Quando a piton e a galinha estão na mesma jaula, é a primeira que come a segunda. Mas transpor essa noção para a gestão e a liderança das organizações é má teoria. Pode ser usada para tentar moralizar o modo como a piton lidera a jaula – mas ignora que a prosperidade das empresas, das economias e das sociedades depende de relações de confiança e cooperação. Encarar a liderança e a gestão segundo a lógica da “piton que come a galinha” poderá acabar mal. A polarização e as tensões sociais e políticas que têm vindo a ocorrer um pouco por todo o mundo são um mau presságio.
Acrescento, pois, outra mensagem lembrada por Francisco: a única situação em que é legítimo olhar o outro de cima para baixo é quando o outro está em baixo e é preciso ajudá-lo a (re) erguer-se.

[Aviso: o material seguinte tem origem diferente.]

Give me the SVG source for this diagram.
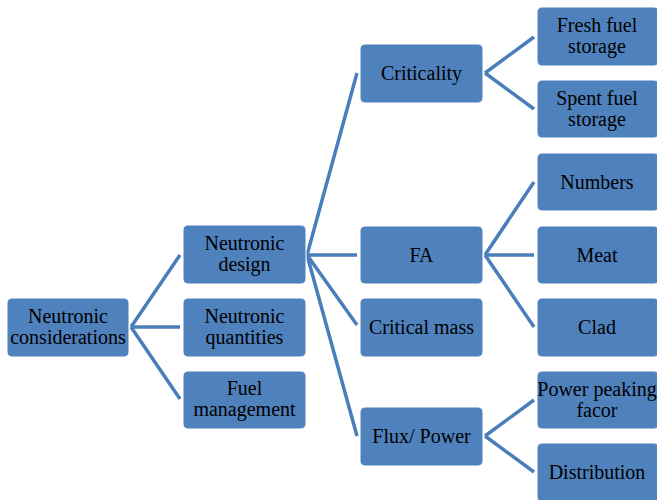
<svg xmlns="http://www.w3.org/2000/svg" width="657" height="500" viewBox="0 0 657 500">
<style>
.n{fill:#4F81BD;stroke:#ffffff;stroke-width:1}
.t{font-family:"Liberation Serif","Times New Roman",serif;font-size:20px;fill:#000;text-anchor:middle}
.c{stroke:#4A7EBB;stroke-width:3.5;fill:none;stroke-linecap:butt}
</style>
<rect width="657" height="500" fill="#fff"/>
<g id="connectors">
<path class="c" d="M131 327L180 255M131 327L180 327M131 327L180 399"/>
<path class="c" d="M307 255L357 73M307 255L357 255M307 255L357 325M307 255L357 436"/>
<path class="c" d="M485 73L534 37M485 73L534 109"/>
<path class="c" d="M485 255L534 182M485 255L534 255M485 255L534 327"/>
<path class="c" d="M485 436L534 400M485 436L534 472"/>
</g>
<g id="root"><rect class="n" x="7" y="298" width="122" height="59" rx="5"/><text class="t" x="68" y="323">Neutronic</text><text class="t" x="68" y="344">considerations</text></g>
<g id="design"><rect class="n" x="183" y="225" width="123" height="59" rx="5"/><text class="t" x="244.5" y="250">Neutronic</text><text class="t" x="244.5" y="271">design</text></g>
<g id="quantities"><rect class="n" x="183" y="298" width="123" height="59" rx="5"/><text class="t" x="244.5" y="323">Neutronic</text><text class="t" x="244.5" y="344">quantities</text></g>
<g id="fuelmgmt"><rect class="n" x="183" y="371" width="123" height="58" rx="5"/><text class="t" x="244.5" y="395">Fuel</text><text class="t" x="244.5" y="416">management</text></g>
<g id="criticality"><rect class="n" x="360" y="44" width="123" height="59" rx="5"/><text class="t" x="421.5" y="80">Criticality</text></g>
<g id="fa"><rect class="n" x="360" y="226" width="123" height="58" rx="5"/><text class="t" x="421.5" y="262">FA</text></g>
<g id="criticalmass"><rect class="n" x="360" y="298" width="123" height="59" rx="5"/><text class="t" x="421.5" y="334">Critical mass</text></g>
<g id="flux"><rect class="n" x="360" y="407" width="123" height="59" rx="5"/><text class="t" x="421.5" y="443">Flux/ Power</text></g>
<g id="fresh"><rect class="n" x="537" y="7" width="122" height="59" rx="5"/><text class="t" x="597" y="32">Fresh fuel</text><text class="t" x="597" y="53">storage</text></g>
<g id="spent"><rect class="n" x="537" y="80" width="122" height="58" rx="5"/><text class="t" x="597" y="105">Spent fuel</text><text class="t" x="597" y="126">storage</text></g>
<g id="numbers"><rect class="n" x="537" y="153" width="122" height="58" rx="5"/><text class="t" x="597" y="189">Numbers</text></g>
<g id="meat"><rect class="n" x="537" y="226" width="122" height="58" rx="5"/><text class="t" x="597" y="262">Meat</text></g>
<g id="clad"><rect class="n" x="537" y="298" width="122" height="59" rx="5"/><text class="t" x="597" y="334">Clad</text></g>
<g id="peaking"><rect class="n" x="537" y="371" width="122" height="58" rx="5"/><text class="t" x="597" y="396">Power peaking</text><text class="t" x="597" y="417">facor</text></g>
<g id="distribution"><rect class="n" x="537" y="443" width="122" height="59" rx="5"/><text class="t" x="597" y="479">Distribution</text></g>
</svg>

Esta noção está no cerne da liderança servidora nas organizações, um estilo de liderança sobre o qual vários estudos têm sido realizados. A investigação é bastante clara: a liderança servidora contribui para o empenhamento e o desempenho dos indivíduos e o bom funcionamento das organizações. Simetricamente, a liderança que instrumentaliza os outros e deles se serve está na base de práticas e escândalos empresariais que têm semeado destruição e sofrimento nas vidas de numerosas pessoas e causado enormes danos económicos e sociais. Afinal, também se pode aprender liderança com Francisco! Tenhamos abertura de espírito – e mais desejo de servir.